In reiner Stimmung gibt es Tonhöhen, die sich zwar von einander
unterscheiden, in unserer Notenschrift aber nicht als
unterschiedlich notiert werden.  Die Notenschrift ist tatsächlich,
was die Tonhöhe angeht, ungenau (und man muss die exakte Tonhöhe aus
dem harmonischen Umfeld erschließen).

Für die korrekte Notenschrift bräuchte man dazu (neben den üblichen
Versetzungszeichen Kreuz, Be und Auflösungszeichen) einen weiteren
Satz von Versetzungszeichen (wieder in den drei Formen Erhöhungs‐,
Erniedrigungs‐ und Auflösungszeichen).  Siehe dazu
<https://de.wikipedia.org/wiki/Reine_Stimmung#Modulationen_erfordern_eine_Anpassung_der_Tonh%C3%B6he>
und <https://de.wikipedia.org/wiki/Modulation_bei_reiner_Stimmung>
mit Beispielen zum Anhören.

Um eine Vorstellung von der Größenordnung der drei bisherigen und
der drei weiteren Versetzungszeichen zu bekommen: 

Die bisherigen drei Versetzungszeichen werden in ihrer Wirkung etwas
abgeschwächt und bewirken dann nur noch etwa 92 % (statt 100 %)
eines gleichstufig temperierten Halbtons.
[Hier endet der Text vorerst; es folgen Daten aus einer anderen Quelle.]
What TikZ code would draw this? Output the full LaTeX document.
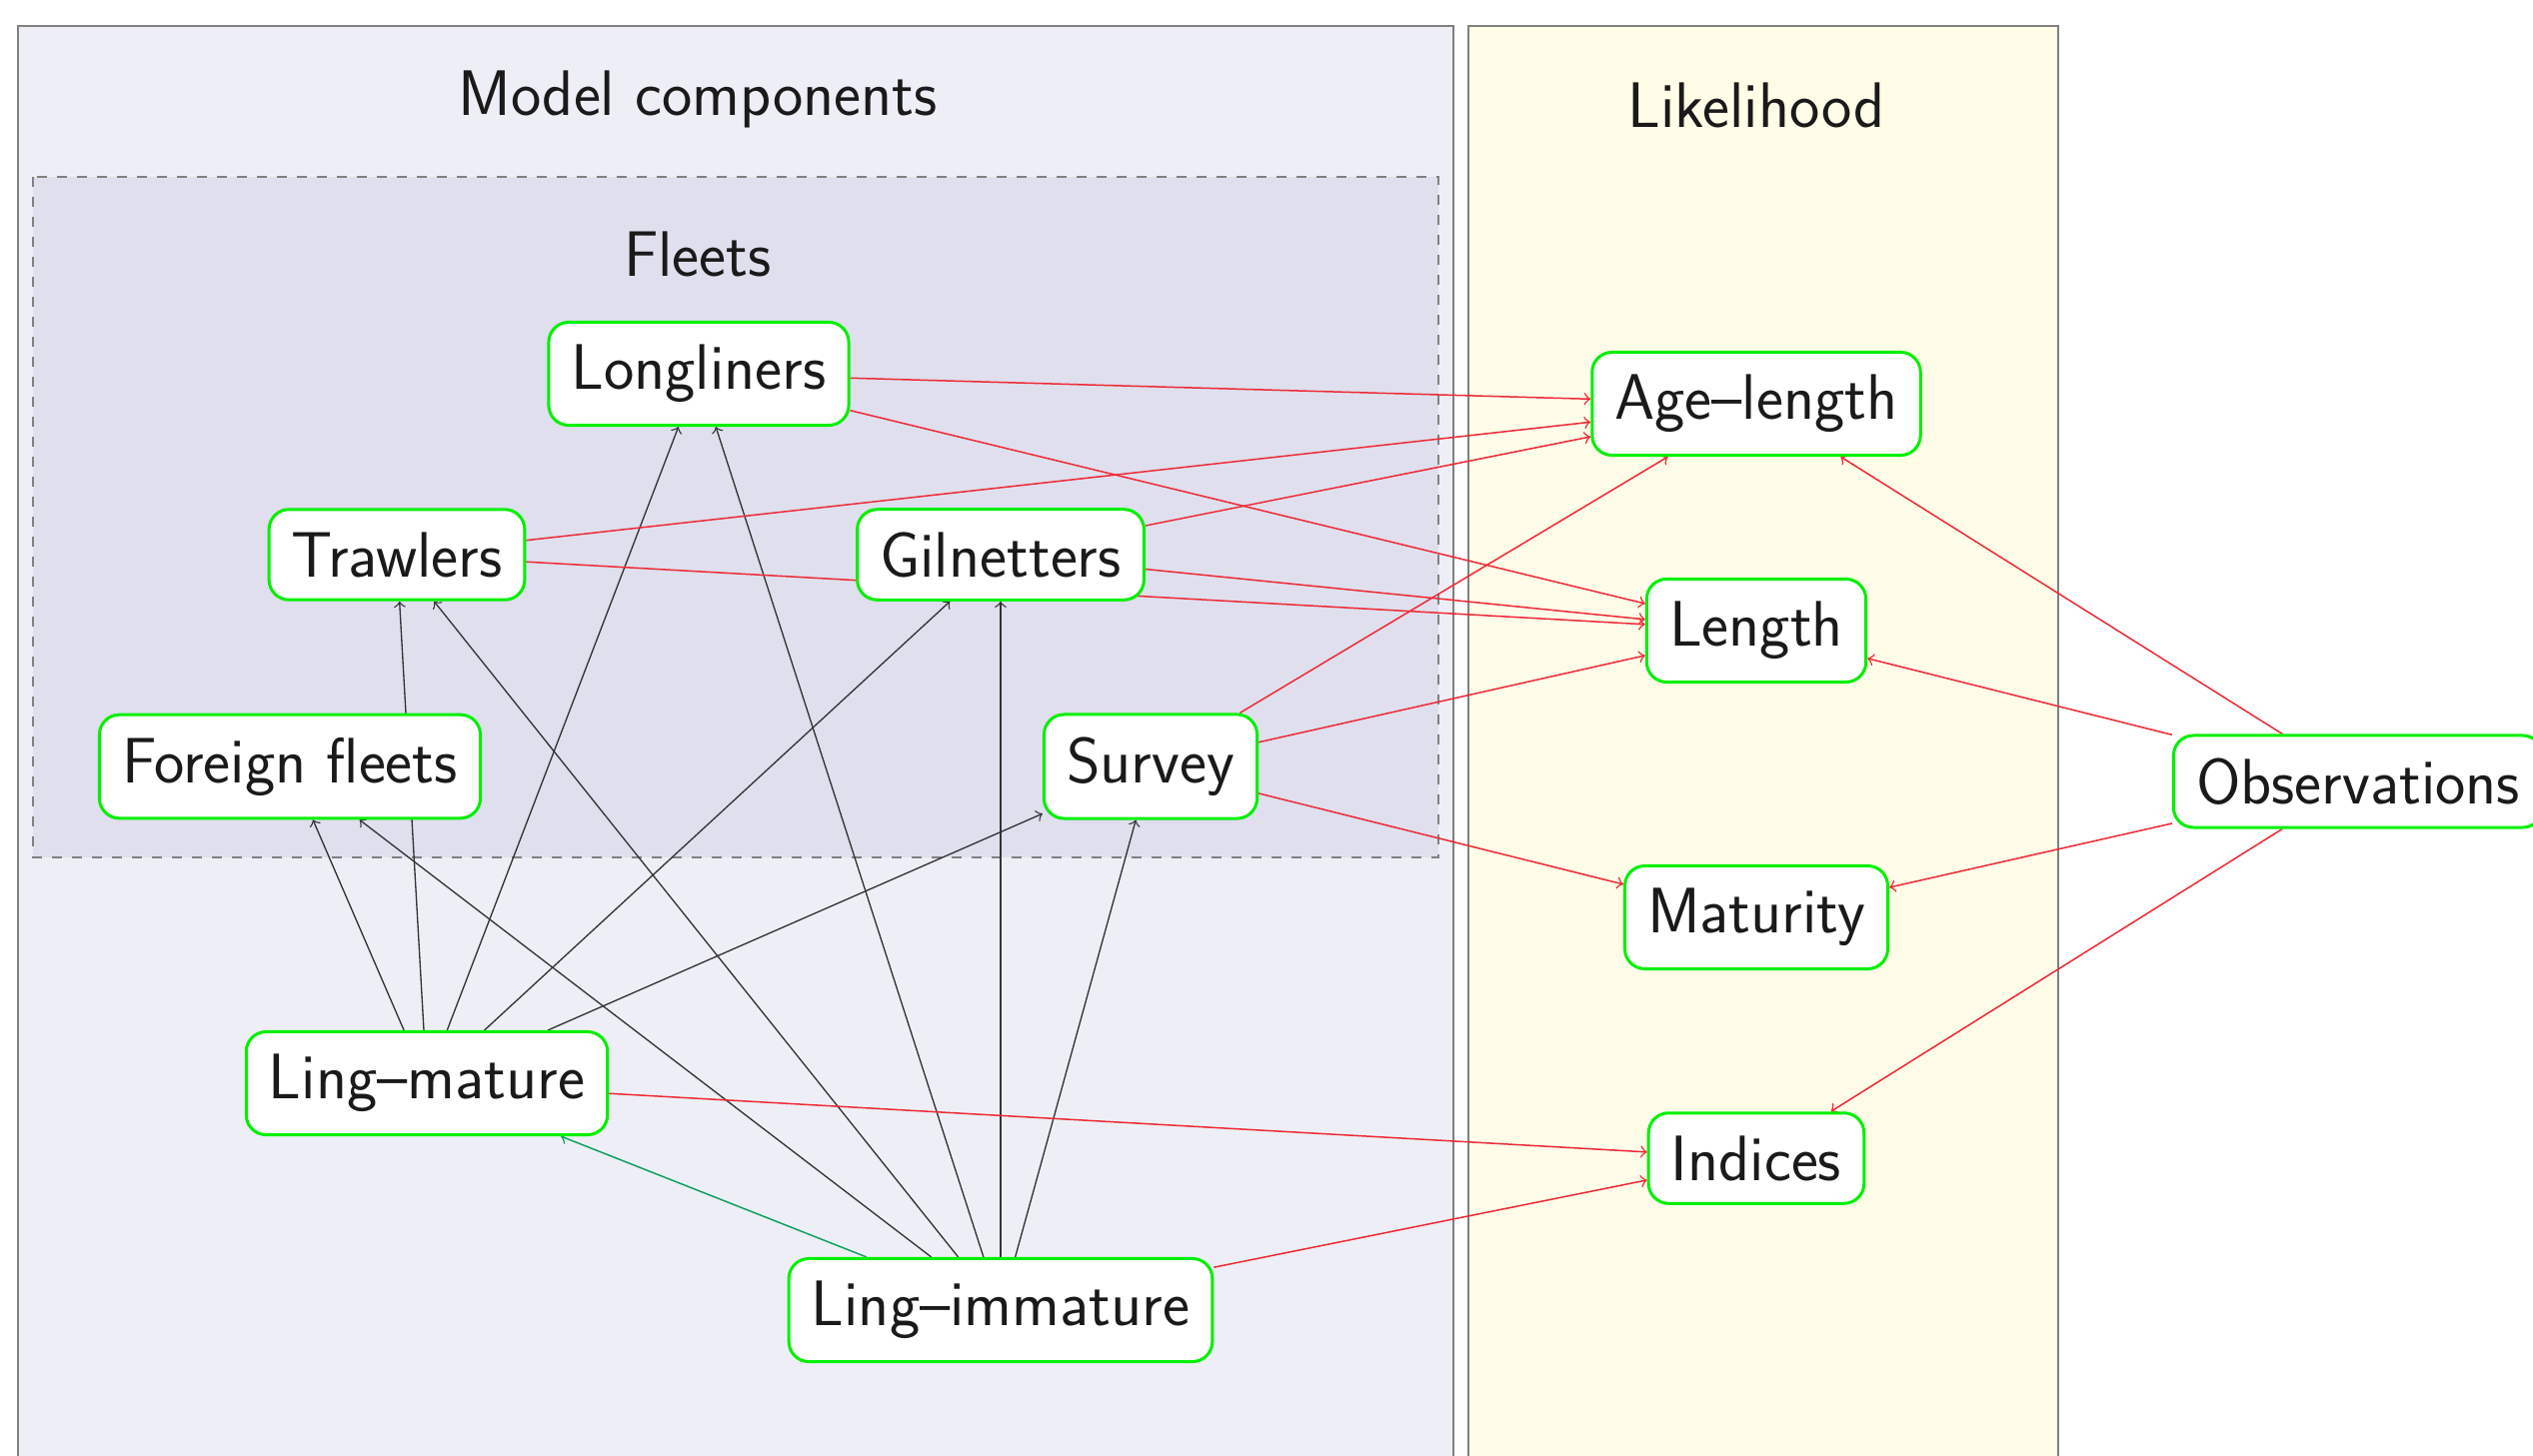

Die weiteren drei Versetzungszeichen bewirken einen
Tonhöhenunterschied von gut 20 % eines gleichstufig temperierten
Halbtons.


Das oben angeführte Beispiel Ais → B ergibt meistens eine Erhöhung
des Tons um etwa 41 % eines gleichstufig temperierten Halbtons.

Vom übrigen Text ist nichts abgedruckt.